Data provided

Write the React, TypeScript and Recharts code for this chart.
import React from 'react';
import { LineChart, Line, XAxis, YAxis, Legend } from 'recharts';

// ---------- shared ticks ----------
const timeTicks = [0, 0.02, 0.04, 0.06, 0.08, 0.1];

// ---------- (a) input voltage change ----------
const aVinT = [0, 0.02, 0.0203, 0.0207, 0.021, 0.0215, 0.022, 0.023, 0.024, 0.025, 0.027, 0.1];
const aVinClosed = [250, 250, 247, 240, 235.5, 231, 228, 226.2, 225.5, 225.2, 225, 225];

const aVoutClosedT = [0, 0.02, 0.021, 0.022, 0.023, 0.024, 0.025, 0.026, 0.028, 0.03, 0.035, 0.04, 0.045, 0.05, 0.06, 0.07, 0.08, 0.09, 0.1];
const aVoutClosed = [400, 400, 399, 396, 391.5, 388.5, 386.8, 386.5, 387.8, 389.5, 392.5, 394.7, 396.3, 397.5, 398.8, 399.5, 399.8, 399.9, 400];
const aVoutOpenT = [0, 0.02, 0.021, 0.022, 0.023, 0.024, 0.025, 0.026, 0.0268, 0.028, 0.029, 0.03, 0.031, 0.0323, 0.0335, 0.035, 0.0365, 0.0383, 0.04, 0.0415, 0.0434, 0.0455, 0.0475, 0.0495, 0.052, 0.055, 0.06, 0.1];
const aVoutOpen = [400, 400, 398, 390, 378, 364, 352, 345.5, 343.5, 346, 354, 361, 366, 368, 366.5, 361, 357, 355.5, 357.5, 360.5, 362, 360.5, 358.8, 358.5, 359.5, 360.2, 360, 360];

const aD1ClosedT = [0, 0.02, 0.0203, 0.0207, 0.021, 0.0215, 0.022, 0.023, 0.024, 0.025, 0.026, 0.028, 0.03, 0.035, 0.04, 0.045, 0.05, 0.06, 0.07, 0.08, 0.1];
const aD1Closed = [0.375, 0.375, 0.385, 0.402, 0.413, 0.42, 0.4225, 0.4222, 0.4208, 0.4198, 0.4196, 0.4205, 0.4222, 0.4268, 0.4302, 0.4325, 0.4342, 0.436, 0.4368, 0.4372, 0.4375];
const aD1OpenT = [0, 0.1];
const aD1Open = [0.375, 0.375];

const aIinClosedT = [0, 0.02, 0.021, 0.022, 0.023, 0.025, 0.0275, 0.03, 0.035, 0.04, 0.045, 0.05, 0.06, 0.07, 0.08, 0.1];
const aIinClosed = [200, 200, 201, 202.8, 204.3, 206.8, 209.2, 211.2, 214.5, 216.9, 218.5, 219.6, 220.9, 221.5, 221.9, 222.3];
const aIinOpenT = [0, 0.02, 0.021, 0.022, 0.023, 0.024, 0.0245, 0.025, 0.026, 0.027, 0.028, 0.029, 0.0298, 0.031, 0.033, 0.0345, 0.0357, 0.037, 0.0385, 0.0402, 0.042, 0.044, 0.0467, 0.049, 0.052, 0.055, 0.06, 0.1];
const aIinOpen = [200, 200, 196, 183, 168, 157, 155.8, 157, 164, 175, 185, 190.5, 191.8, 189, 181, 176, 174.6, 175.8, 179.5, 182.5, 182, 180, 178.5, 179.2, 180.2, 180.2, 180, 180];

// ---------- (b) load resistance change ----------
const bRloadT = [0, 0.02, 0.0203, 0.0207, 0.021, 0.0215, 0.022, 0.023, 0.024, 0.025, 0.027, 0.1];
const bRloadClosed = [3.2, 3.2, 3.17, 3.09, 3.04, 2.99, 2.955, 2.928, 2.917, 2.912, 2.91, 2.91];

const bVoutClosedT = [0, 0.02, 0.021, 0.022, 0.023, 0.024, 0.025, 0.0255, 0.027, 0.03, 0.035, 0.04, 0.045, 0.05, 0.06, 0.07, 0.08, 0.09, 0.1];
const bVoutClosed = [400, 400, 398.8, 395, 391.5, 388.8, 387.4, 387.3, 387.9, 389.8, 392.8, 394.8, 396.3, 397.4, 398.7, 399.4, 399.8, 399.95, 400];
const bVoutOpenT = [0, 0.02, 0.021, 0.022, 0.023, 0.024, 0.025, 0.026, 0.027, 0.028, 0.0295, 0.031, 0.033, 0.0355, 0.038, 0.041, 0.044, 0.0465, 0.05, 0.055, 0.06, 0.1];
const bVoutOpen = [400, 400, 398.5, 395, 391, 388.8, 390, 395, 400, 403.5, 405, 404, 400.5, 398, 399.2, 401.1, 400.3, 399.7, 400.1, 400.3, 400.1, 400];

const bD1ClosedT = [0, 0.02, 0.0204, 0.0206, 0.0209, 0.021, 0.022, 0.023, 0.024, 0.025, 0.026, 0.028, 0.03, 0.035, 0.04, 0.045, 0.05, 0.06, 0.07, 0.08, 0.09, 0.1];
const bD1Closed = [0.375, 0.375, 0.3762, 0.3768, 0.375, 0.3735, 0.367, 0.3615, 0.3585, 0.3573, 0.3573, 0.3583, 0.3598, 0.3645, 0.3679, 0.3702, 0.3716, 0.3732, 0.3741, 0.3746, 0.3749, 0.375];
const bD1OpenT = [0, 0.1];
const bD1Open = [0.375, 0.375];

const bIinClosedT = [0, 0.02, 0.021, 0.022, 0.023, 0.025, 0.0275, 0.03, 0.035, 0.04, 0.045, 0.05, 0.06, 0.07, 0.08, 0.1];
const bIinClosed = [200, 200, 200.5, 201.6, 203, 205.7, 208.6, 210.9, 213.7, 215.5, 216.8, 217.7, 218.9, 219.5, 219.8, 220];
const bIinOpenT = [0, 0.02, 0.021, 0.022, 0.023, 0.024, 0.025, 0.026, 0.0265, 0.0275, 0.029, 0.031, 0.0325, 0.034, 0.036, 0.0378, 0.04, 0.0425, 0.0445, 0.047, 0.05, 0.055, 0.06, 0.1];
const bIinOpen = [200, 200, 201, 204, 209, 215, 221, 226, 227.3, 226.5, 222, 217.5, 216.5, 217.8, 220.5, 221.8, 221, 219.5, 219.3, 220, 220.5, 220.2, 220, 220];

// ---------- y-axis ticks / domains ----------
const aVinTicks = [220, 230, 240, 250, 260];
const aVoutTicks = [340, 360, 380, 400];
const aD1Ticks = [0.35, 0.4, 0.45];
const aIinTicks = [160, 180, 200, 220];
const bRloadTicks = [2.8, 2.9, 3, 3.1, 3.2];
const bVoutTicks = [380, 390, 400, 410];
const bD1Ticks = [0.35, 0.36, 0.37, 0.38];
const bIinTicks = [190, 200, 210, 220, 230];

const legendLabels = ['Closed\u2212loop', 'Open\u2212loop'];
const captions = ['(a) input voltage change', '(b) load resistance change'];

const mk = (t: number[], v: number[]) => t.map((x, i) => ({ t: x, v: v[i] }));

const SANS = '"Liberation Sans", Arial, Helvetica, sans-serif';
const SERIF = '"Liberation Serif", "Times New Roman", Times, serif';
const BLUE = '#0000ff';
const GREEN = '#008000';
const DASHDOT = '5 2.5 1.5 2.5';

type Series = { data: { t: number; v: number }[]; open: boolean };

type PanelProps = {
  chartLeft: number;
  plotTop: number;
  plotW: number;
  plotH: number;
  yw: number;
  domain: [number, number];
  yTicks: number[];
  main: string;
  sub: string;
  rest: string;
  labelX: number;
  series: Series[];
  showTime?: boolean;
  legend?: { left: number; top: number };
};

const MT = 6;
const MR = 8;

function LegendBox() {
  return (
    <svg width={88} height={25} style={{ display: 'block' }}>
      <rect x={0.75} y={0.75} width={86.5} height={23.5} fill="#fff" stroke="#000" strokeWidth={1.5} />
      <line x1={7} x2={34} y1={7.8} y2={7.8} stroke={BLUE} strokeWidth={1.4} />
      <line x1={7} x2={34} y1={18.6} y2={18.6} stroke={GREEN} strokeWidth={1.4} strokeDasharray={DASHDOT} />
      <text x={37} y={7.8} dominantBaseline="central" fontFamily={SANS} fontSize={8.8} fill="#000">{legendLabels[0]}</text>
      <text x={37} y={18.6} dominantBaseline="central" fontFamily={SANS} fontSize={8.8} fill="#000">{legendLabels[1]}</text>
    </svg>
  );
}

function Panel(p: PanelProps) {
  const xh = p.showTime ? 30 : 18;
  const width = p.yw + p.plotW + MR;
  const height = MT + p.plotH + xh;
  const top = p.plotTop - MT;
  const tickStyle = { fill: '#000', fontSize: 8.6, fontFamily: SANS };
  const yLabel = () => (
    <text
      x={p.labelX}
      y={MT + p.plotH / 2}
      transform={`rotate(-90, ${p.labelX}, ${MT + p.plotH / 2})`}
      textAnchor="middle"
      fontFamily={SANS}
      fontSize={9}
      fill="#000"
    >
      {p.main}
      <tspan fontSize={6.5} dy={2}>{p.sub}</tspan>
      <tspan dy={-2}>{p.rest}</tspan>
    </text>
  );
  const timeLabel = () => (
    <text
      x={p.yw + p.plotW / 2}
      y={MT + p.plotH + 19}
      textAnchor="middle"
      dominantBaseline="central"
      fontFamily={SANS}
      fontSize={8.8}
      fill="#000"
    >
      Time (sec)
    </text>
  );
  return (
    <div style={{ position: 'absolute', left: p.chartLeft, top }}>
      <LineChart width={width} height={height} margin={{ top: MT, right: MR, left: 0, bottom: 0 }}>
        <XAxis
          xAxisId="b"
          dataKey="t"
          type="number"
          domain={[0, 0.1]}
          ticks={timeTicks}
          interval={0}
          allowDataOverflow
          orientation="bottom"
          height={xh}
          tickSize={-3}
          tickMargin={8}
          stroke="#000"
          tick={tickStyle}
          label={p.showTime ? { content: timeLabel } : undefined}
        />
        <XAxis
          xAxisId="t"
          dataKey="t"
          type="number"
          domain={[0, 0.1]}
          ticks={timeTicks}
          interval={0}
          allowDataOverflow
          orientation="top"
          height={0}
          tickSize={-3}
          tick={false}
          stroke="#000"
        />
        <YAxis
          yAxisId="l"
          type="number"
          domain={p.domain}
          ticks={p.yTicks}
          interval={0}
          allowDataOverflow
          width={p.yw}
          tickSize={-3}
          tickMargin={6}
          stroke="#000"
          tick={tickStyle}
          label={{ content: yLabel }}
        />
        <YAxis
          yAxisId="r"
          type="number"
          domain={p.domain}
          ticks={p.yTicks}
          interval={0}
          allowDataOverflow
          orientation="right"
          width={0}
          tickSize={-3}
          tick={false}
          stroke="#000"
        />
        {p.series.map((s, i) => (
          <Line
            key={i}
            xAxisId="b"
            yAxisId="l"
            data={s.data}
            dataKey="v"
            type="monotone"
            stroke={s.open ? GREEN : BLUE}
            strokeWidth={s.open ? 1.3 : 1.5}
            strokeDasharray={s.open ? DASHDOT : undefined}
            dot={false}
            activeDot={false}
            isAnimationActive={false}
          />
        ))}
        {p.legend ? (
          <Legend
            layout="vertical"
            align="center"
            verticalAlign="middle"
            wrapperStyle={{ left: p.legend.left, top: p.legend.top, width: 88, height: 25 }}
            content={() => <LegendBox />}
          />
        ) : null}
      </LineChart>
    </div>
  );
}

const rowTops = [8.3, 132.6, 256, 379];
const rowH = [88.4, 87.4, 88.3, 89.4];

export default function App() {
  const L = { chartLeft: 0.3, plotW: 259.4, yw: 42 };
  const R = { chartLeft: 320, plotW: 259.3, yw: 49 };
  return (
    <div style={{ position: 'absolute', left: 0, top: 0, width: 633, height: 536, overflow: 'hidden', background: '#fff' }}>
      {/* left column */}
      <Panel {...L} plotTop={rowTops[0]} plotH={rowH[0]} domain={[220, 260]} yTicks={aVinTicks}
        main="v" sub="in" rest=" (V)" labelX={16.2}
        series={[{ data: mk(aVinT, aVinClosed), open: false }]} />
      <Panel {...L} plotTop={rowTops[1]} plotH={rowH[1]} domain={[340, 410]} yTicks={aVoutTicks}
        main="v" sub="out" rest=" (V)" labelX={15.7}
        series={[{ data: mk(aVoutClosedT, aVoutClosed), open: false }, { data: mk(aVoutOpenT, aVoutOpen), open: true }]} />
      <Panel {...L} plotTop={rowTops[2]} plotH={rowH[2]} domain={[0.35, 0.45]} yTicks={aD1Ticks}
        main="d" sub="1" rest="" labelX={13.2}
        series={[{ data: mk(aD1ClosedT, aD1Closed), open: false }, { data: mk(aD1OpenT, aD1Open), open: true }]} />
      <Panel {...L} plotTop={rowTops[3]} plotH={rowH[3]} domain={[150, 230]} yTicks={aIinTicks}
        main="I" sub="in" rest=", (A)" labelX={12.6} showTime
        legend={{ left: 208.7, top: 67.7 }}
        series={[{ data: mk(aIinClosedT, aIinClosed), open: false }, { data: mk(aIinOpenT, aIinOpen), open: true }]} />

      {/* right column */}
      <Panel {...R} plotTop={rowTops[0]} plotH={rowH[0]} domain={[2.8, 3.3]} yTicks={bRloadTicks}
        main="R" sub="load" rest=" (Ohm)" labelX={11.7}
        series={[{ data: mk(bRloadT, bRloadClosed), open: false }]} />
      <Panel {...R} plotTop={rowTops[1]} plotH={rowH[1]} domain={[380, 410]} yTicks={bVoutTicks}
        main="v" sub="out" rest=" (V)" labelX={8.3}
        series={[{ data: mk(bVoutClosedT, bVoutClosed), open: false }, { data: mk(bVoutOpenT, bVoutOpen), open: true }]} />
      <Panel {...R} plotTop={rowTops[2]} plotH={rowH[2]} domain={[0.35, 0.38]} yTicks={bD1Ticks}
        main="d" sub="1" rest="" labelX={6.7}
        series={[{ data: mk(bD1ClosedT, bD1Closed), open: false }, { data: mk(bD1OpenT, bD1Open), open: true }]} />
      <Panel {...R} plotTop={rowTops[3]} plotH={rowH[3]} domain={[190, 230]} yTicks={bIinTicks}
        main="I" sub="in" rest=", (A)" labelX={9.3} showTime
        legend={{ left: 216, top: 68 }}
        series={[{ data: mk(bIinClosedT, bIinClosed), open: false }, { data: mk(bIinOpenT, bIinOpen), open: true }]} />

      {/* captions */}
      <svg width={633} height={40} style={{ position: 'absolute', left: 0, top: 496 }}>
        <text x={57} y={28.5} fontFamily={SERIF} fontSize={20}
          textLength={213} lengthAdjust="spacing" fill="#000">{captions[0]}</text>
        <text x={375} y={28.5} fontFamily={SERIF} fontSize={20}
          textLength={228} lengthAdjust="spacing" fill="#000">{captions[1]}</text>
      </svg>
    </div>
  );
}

Exercise instructions
Your task is to quote the lines above, beginning with the first and ending with the one that holds "225.2, 225, 225];".

Written response
Write the React, TypeScript and Recharts code for this chart.
import React from 'react';
import { LineChart, Line, XAxis, YAxis, Legend } from 'recharts';

// ---------- shared ticks ----------
const timeTicks = [0, 0.02, 0.04, 0.06, 0.08, 0.1];

// ---------- (a) input voltage change ----------
const aVinT = [0, 0.02, 0.0203, 0.0207, 0.021, 0.0215, 0.022, 0.023, 0.024, 0.025, 0.027, 0.1];
const aVinClosed = [250, 250, 247, 240, 235.5, 231, 228, 226.2, 225.5, 225.2, 225, 225];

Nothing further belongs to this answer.